A number of friends have given me much valuable advice and help, and I would like to single out in particular Bernie Frolic, Blair Seaborn, and Peter Snow. I have benefited greatly from my conversations over the years with Conrad Black, Bob Bothwell, Dominic Patten, and Allan Gotlieb about international relations and American politics and with Tom Rawski, Evelyn Sakakida Rawski, and Alfred Chan about Chinese history and politics. If I were to list all those who fed me meals and gave me drinks and who put up with me when I was absentminded, these acknowledgments would be very long indeed, but I hope they know how grateful I am.

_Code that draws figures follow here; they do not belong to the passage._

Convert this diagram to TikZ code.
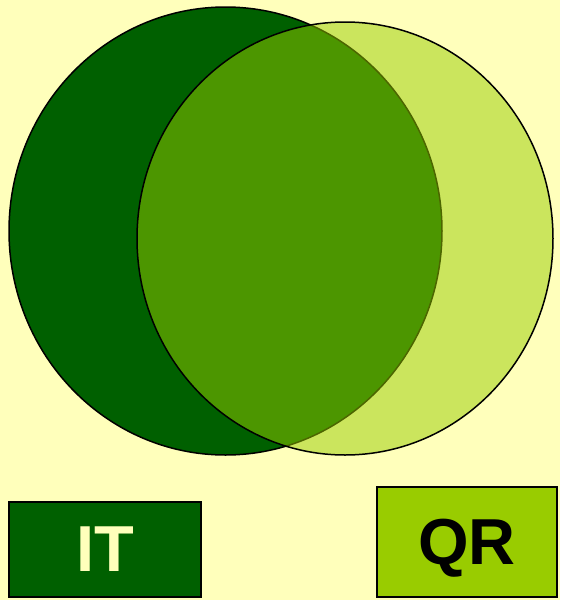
\documentclass[tikz,border=0pt]{standalone}
\usepackage{fontspec}
\setmainfont{Liberation Sans}
\usetikzlibrary{shapes.geometric}
\begin{document}
\begin{tikzpicture}[x=1pt,y=-1pt,
  venn/.style={draw=black,line width=1.5pt,shape=ellipse,inner sep=0pt},
  lbl/.style={draw=black,line width=1.5pt,inner sep=0pt,text depth=0pt,font=\fontsize{65}{65}\selectfont\bfseries}]
\definecolor{bg}{HTML}{FFFFBB}
\definecolor{dkgreen}{HTML}{006000}
\definecolor{ltgreen}{HTML}{99CC00}
\fill[bg] (0,0) rectangle (560,600);
\useasboundingbox (0,0) rectangle (560,600);
\node[venn,fill=dkgreen,minimum width=433pt,minimum height=448pt] (it) at (225.5,231) {};
\node[venn,fill=ltgreen,fill opacity=0.5,draw opacity=1,minimum width=416pt,minimum height=433pt] (qr) at (345,238.5) {};
\node[lbl,fill=dkgreen,text=bg,minimum width=192pt,minimum height=95pt] (itbox) at (105,549.5) {IT};
\node[lbl,fill=ltgreen,text=black,minimum width=180pt,minimum height=110pt] (qrbox) at (467,542) {QR};
\end{tikzpicture}
\end{document}
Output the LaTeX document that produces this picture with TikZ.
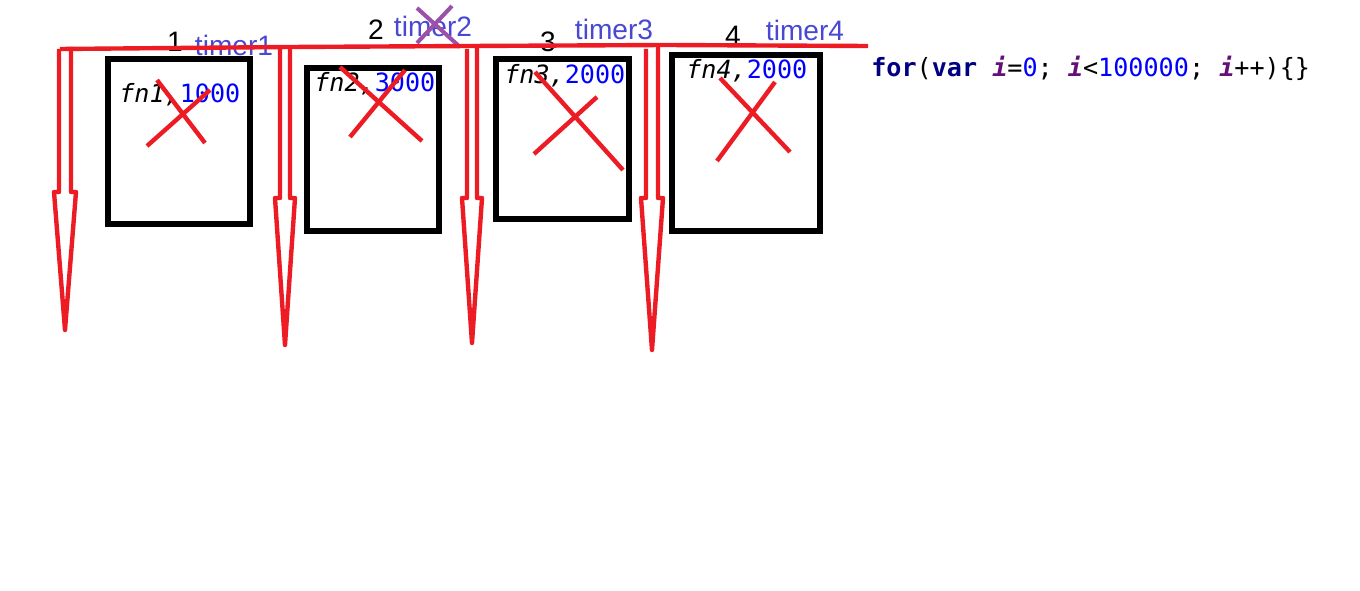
\documentclass[tikz,border=0pt]{standalone}
\usepackage{fontspec}
\setmainfont{Liberation Sans}
\newfontfamily\codefont{DejaVu Sans Mono}
\definecolor{paintred}{RGB}{237,28,36}
\definecolor{timerblue}{RGB}{72,72,210}
\definecolor{crosspurple}{RGB}{155,80,170}
\definecolor{kwnavy}{RGB}{0,0,128}
\definecolor{ivar}{RGB}{102,14,122}
\definecolor{numblue}{RGB}{0,0,255}
\newcommand{\kw}[1]{\textbf{\color{kwnavy}#1}}
\newcommand{\iv}{\textbf{\textit{\color{ivar}i}}}
\newcommand{\nm}[1]{{\color{numblue}#1}}
\tikzset{
  redline/.style={paintred, line width=2.5pt, line join=round},
  fnbox/.style={draw, line width=3pt},
  fntext/.style={anchor=west, inner sep=0pt, font=\codefont\fontsize{14.3}{16}\selectfont},
  timerlabel/.style={timerblue, inner sep=0pt, font=\fontsize{16}{18}\selectfont},
  numlabel/.style={inner sep=0pt, font=\fontsize{16}{18}\selectfont}
}
\begin{document}
\begin{tikzpicture}[x=0.02cm, y=-0.02cm]
  \useasboundingbox (0,0) rectangle (1360,591);
  % boxes with the callbacks
  \draw[fnbox] (108,59) rectangle (250,224);
  \draw[fnbox] (307,68) rectangle (439,231);
  \draw[fnbox] (496,59) rectangle (629,219);
  \draw[fnbox] (672,55) rectangle (820,231);
  \node[fntext] (fn1) at (119,95) {\textit{fn1,}\nm{1000}};
  \node[fntext] (fn2) at (314,84) {\textit{fn2,}\nm{3000}};
  \node[fntext] (fn3) at (504,76) {\textit{fn3,}\nm{2000}};
  \node[fntext] (fn4) at (686,71) {\textit{fn4,}\nm{2000}};
  % labels over the line
  \node[numlabel] (n1) at (175,42) {1};
  \node[numlabel] (n2) at (376,30) {2};
  \node[numlabel] (n3) at (548,42) {3};
  \node[numlabel] (n4) at (733,36) {4};
  \node[timerlabel] (t1) at (234,45) {timer1};
  \node[timerlabel] (t2) at (433,26) {timer2};
  \node[timerlabel] (t3) at (614,29) {timer3};
  \node[timerlabel] (t4) at (805,30) {timer4};
  \draw[crosspurple, line width=2.3pt] (417,8) -- (460,47) (452,6) -- (417,43);
  % main thread
  \draw[redline] (60,49) -- (290,47) -- (470,46) -- (665,45) -- (868,46);
  \foreach \x/\h/\tx/\ty/\w in {65/192/65/330/6, 285/198/285/345/5, 472/198/472/343/5, 652/198/652/350/6}
    \draw[redline] (\x-\w,49) -- (\x-\w,\h) -- (\x-\w-5,\h) -- (\tx,\ty)
      -- (\x+\w+5,\h) -- (\x+\w,\h) -- (\x+\w,47);
  % crossed out
  \draw[redline] (157,80) -- (205,143) (147,146) -- (210,90);
  \draw[redline] (340,67) -- (422,141) (350,137) -- (405,70);
  \draw[redline] (535,72) -- (623,170) (534,154) -- (597,97);
  \draw[redline] (720,78) -- (790,152) (717,161) -- (775,82);
  \node[fntext] (code) at (871,68) {\kw{for}(\kw{var} \iv=\nm{0}; \iv<\nm{100000}; \iv++)\{\}};
\end{tikzpicture}
\end{document}
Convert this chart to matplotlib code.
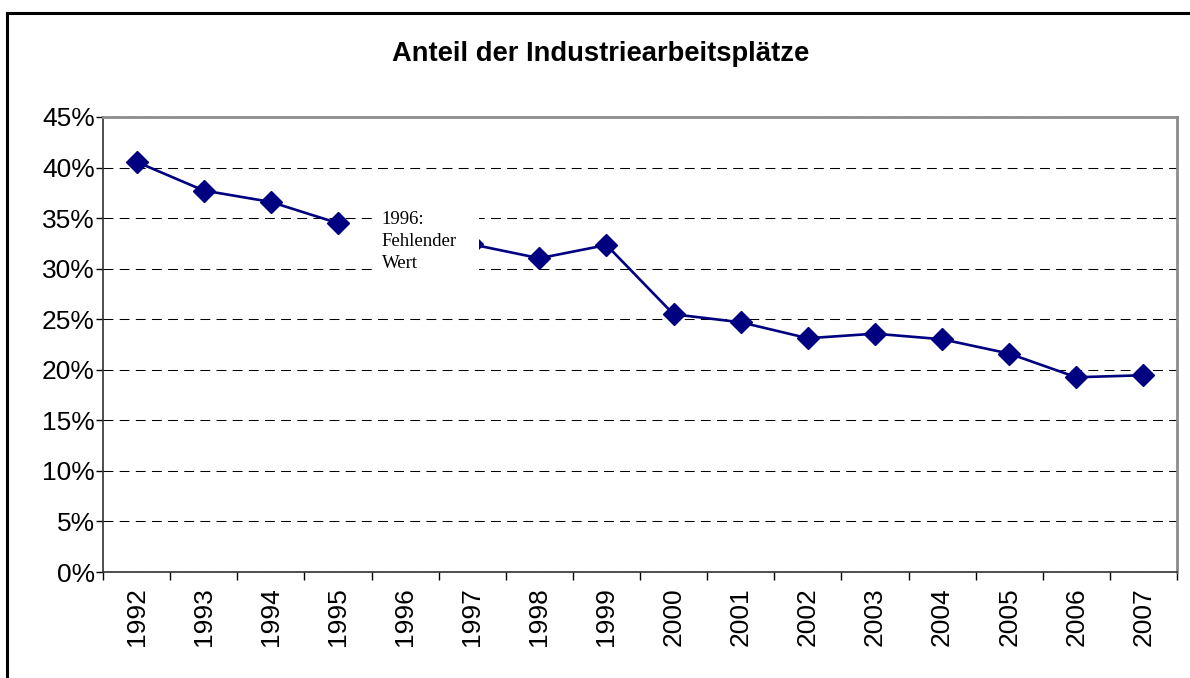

This is the first book where I have worked closely with an agent or, rather, agents; Caroline Dawnay, Emma Parry, and Michael Levine not only give their profession a good name but are full of wise advice and, when it is needed, encouragement. I have been equally lucky in my publishers and editors: Grant McIntyre, Peter James, Caro Westmore, Roland Philipps, and Lucy Dixon at John Murrays; David Davidar, Diane Turbide, Elizabeth McKay, and Eliza Marciniak at Penguin Canada; and Gina Centrello, Kate Medina, Robin Rolewicz, Benjamin Dreyer, and Steve Messina at Random House, and all the efficient and nice people who work with them. Finally, as I always must, I thank my family: my mother, who read everything with a kindly but critical eye; my brothers and sister, to whom this book is dedicated; and my many nephews and nieces.